→ Provided data
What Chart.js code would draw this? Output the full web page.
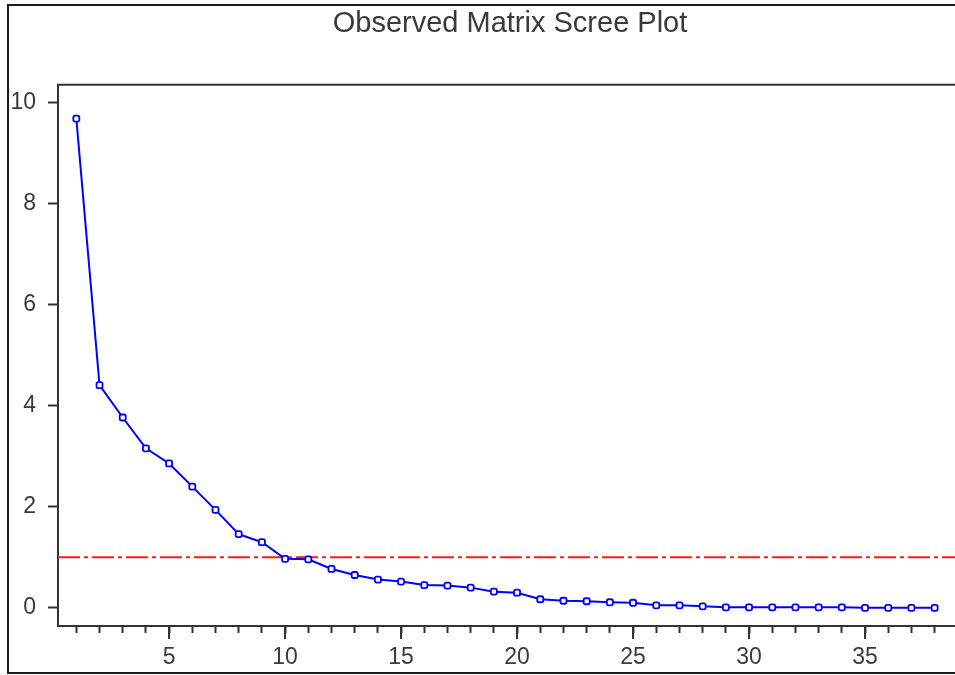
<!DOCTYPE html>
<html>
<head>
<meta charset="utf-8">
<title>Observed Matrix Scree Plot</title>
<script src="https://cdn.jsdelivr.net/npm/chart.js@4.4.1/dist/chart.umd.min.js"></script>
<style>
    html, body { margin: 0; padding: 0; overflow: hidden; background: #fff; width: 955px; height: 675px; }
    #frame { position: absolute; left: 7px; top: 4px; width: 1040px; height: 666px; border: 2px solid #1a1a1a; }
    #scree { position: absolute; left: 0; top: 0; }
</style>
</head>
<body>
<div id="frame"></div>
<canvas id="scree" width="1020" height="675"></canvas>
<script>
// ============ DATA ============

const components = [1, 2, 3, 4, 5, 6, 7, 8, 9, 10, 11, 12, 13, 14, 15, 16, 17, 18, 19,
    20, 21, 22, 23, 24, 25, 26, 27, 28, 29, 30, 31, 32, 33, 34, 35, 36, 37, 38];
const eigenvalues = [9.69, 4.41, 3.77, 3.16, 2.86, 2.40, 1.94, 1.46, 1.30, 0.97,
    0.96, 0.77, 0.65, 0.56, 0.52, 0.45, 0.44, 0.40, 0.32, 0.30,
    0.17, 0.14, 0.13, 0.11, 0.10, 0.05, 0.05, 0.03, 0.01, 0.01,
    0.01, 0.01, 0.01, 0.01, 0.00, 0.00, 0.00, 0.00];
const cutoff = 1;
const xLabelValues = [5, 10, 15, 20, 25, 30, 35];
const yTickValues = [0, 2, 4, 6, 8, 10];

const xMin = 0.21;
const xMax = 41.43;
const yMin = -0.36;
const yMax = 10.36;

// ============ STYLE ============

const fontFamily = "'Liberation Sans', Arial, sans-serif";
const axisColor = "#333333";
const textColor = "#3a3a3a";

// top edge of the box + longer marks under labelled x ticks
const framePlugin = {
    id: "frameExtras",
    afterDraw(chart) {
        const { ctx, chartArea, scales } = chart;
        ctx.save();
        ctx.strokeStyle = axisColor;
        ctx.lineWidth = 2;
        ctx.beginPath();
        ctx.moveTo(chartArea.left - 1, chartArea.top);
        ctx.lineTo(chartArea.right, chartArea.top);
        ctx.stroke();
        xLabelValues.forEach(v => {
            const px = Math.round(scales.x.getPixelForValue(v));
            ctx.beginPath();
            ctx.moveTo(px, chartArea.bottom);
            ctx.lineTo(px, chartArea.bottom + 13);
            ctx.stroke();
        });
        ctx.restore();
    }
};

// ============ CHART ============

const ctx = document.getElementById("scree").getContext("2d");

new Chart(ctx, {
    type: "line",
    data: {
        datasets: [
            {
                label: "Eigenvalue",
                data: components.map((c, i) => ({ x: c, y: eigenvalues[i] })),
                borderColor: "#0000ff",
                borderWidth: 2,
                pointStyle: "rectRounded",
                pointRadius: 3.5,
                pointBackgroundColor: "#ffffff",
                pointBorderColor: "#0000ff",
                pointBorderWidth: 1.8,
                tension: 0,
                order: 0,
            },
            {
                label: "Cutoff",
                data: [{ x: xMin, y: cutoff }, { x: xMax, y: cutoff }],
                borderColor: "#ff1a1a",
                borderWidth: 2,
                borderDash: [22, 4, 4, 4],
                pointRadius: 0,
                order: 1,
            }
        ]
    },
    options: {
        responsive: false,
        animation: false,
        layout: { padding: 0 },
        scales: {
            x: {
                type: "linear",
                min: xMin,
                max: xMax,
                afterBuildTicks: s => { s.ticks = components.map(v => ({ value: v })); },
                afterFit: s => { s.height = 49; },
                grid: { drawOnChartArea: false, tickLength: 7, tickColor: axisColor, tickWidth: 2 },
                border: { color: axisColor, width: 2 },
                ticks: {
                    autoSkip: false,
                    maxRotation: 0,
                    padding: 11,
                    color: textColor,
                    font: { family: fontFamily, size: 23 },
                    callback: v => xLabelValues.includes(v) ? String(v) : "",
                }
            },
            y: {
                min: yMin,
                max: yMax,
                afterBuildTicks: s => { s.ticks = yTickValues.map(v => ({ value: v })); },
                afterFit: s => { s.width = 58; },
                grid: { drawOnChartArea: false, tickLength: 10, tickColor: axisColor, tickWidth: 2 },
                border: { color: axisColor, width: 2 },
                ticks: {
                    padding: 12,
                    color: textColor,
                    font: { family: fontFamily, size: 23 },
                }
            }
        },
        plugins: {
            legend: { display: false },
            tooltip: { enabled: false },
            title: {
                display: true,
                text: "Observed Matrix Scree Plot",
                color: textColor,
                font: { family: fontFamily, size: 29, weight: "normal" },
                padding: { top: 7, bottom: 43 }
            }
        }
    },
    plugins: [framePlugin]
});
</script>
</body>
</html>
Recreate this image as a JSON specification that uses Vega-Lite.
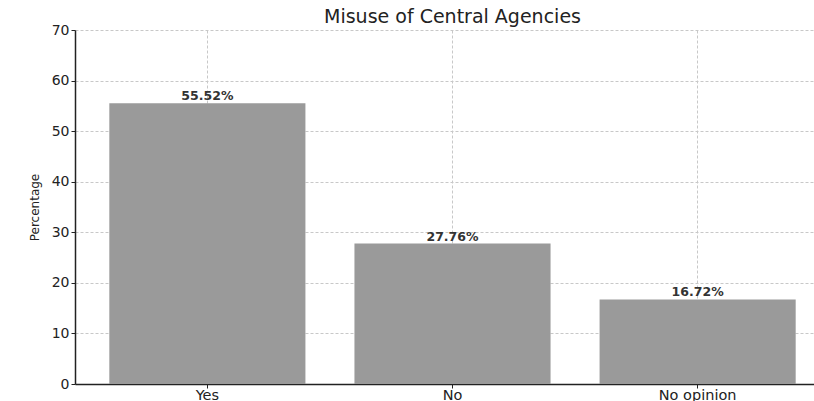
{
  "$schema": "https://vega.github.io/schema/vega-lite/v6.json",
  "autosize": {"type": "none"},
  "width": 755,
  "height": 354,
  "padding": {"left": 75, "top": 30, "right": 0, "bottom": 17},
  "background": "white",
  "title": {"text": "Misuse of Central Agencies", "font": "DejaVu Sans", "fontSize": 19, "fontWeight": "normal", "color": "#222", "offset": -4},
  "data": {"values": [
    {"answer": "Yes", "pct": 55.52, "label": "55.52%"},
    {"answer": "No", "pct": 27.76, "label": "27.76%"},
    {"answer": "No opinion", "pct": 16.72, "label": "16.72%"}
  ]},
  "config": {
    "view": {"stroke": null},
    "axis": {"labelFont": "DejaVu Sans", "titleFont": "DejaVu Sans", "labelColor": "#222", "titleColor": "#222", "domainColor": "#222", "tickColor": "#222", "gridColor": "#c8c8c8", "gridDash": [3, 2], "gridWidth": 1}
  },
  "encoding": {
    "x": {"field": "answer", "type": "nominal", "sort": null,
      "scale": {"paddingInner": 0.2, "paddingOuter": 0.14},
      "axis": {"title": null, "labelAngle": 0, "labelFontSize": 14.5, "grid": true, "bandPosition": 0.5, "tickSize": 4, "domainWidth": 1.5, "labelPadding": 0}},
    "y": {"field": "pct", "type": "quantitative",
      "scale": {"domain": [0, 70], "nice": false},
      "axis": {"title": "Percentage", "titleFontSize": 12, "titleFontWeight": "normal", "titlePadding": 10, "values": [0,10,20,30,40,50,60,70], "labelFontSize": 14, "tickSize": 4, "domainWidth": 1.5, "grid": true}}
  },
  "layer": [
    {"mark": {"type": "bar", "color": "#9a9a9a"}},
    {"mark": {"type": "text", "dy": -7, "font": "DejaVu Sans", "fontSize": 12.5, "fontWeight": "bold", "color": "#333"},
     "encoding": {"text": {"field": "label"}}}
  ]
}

→ Exercise requirements
Return the material word for word. Pictures are not part of the copy.

→ Correct answer
What Chart.js code would draw this? Output the full web page.
<!DOCTYPE html>
<html>
<head>
<meta charset="utf-8">
<title>Observed Matrix Scree Plot</title>
<script src="https://cdn.jsdelivr.net/npm/chart.js@4.4.1/dist/chart.umd.min.js"></script>
<style>
    html, body { margin: 0; padding: 0; overflow: hidden; background: #fff; width: 955px; height: 675px; }
    #frame { position: absolute; left: 7px; top: 4px; width: 1040px; height: 666px; border: 2px solid #1a1a1a; }
    #scree { position: absolute; left: 0; top: 0; }
</style>
</head>
<body>
<div id="frame"></div>
<canvas id="scree" width="1020" height="675"></canvas>
<script>
// ============ DATA ============

const components = [1, 2, 3, 4, 5, 6, 7, 8, 9, 10, 11, 12, 13, 14, 15, 16, 17, 18, 19,
    20, 21, 22, 23, 24, 25, 26, 27, 28, 29, 30, 31, 32, 33, 34, 35, 36, 37, 38];
const eigenvalues = [9.69, 4.41, 3.77, 3.16, 2.86, 2.40, 1.94, 1.46, 1.30, 0.97,
    0.96, 0.77, 0.65, 0.56, 0.52, 0.45, 0.44, 0.40, 0.32, 0.30,
    0.17, 0.14, 0.13, 0.11, 0.10, 0.05, 0.05, 0.03, 0.01, 0.01,
    0.01, 0.01, 0.01, 0.01, 0.00, 0.00, 0.00, 0.00];
const cutoff = 1;
const xLabelValues = [5, 10, 15, 20, 25, 30, 35];
const yTickValues = [0, 2, 4, 6, 8, 10];

const xMin = 0.21;
const xMax = 41.43;
const yMin = -0.36;
const yMax = 10.36;

// ============ STYLE ============

const fontFamily = "'Liberation Sans', Arial, sans-serif";
const axisColor = "#333333";
const textColor = "#3a3a3a";

// top edge of the box + longer marks under labelled x ticks
const framePlugin = {
    id: "frameExtras",
    afterDraw(chart) {
        const { ctx, chartArea, scales } = chart;
        ctx.save();
        ctx.strokeStyle = axisColor;
        ctx.lineWidth = 2;
        ctx.beginPath();
        ctx.moveTo(chartArea.left - 1, chartArea.top);
        ctx.lineTo(chartArea.right, chartArea.top);
        ctx.stroke();
        xLabelValues.forEach(v => {
            const px = Math.round(scales.x.getPixelForValue(v));
            ctx.beginPath();
            ctx.moveTo(px, chartArea.bottom);
            ctx.lineTo(px, chartArea.bottom + 13);
            ctx.stroke();
        });
        ctx.restore();
    }
};

// ============ CHART ============

const ctx = document.getElementById("scree").getContext("2d");

new Chart(ctx, {
    type: "line",
    data: {
        datasets: [
            {
                label: "Eigenvalue",
                data: components.map((c, i) => ({ x: c, y: eigenvalues[i] })),
                borderColor: "#0000ff",
                borderWidth: 2,
                pointStyle: "rectRounded",
                pointRadius: 3.5,
                pointBackgroundColor: "#ffffff",
                pointBorderColor: "#0000ff",
                pointBorderWidth: 1.8,
                tension: 0,
                order: 0,
            },
            {
                label: "Cutoff",
                data: [{ x: xMin, y: cutoff }, { x: xMax, y: cutoff }],
                borderColor: "#ff1a1a",
                borderWidth: 2,
                borderDash: [22, 4, 4, 4],
                pointRadius: 0,
                order: 1,
            }
        ]
    },
    options: {
        responsive: false,
        animation: false,
        layout: { padding: 0 },
        scales: {
            x: {
                type: "linear",
                min: xMin,
                max: xMax,
                afterBuildTicks: s => { s.ticks = components.map(v => ({ value: v })); },
                afterFit: s => { s.height = 49; },
                grid: { drawOnChartArea: false, tickLength: 7, tickColor: axisColor, tickWidth: 2 },
                border: { color: axisColor, width: 2 },
                ticks: {
                    autoSkip: false,
                    maxRotation: 0,
                    padding: 11,
                    color: textColor,
                    font: { family: fontFamily, size: 23 },
                    callback: v => xLabelValues.includes(v) ? String(v) : "",
                }
            },
            y: {
                min: yMin,
                max: yMax,
                afterBuildTicks: s => { s.ticks = yTickValues.map(v => ({ value: v })); },
                afterFit: s => { s.width = 58; },
                grid: { drawOnChartArea: false, tickLength: 10, tickColor: axisColor, tickWidth: 2 },
                border: { color: axisColor, width: 2 },
                ticks: {
                    padding: 12,
                    color: textColor,
                    font: { family: fontFamily, size: 23 },
                }
            }
        },
        plugins: {
            legend: { display: false },
            tooltip: { enabled: false },
            title: {
                display: true,
                text: "Observed Matrix Scree Plot",
                color: textColor,
                font: { family: fontFamily, size: 29, weight: "normal" },
                padding: { top: 7, bottom: 43 }
            }
        }
    },
    plugins: [framePlugin]
});
</script>
</body>
</html>
Recreate this image as a JSON specification that uses Vega-Lite.
{
  "$schema": "https://vega.github.io/schema/vega-lite/v6.json",
  "autosize": {"type": "none"},
  "width": 755,
  "height": 354,
  "padding": {"left": 75, "top": 30, "right": 0, "bottom": 17},
  "background": "white",
  "title": {"text": "Misuse of Central Agencies", "font": "DejaVu Sans", "fontSize": 19, "fontWeight": "normal", "color": "#222", "offset": -4},
  "data": {"values": [
    {"answer": "Yes", "pct": 55.52, "label": "55.52%"},
    {"answer": "No", "pct": 27.76, "label": "27.76%"},
    {"answer": "No opinion", "pct": 16.72, "label": "16.72%"}
  ]},
  "config": {
    "view": {"stroke": null},
    "axis": {"labelFont": "DejaVu Sans", "titleFont": "DejaVu Sans", "labelColor": "#222", "titleColor": "#222", "domainColor": "#222", "tickColor": "#222", "gridColor": "#c8c8c8", "gridDash": [3, 2], "gridWidth": 1}
  },
  "encoding": {
    "x": {"field": "answer", "type": "nominal", "sort": null,
      "scale": {"paddingInner": 0.2, "paddingOuter": 0.14},
      "axis": {"title": null, "labelAngle": 0, "labelFontSize": 14.5, "grid": true, "bandPosition": 0.5, "tickSize": 4, "domainWidth": 1.5, "labelPadding": 0}},
    "y": {"field": "pct", "type": "quantitative",
      "scale": {"domain": [0, 70], "nice": false},
      "axis": {"title": "Percentage", "titleFontSize": 12, "titleFontWeight": "normal", "titlePadding": 10, "values": [0,10,20,30,40,50,60,70], "labelFontSize": 14, "tickSize": 4, "domainWidth": 1.5, "grid": true}}
  },
  "layer": [
    {"mark": {"type": "bar", "color": "#9a9a9a"}},
    {"mark": {"type": "text", "dy": -7, "font": "DejaVu Sans", "fontSize": 12.5, "fontWeight": "bold", "color": "#333"},
     "encoding": {"text": {"field": "label"}}}
  ]
}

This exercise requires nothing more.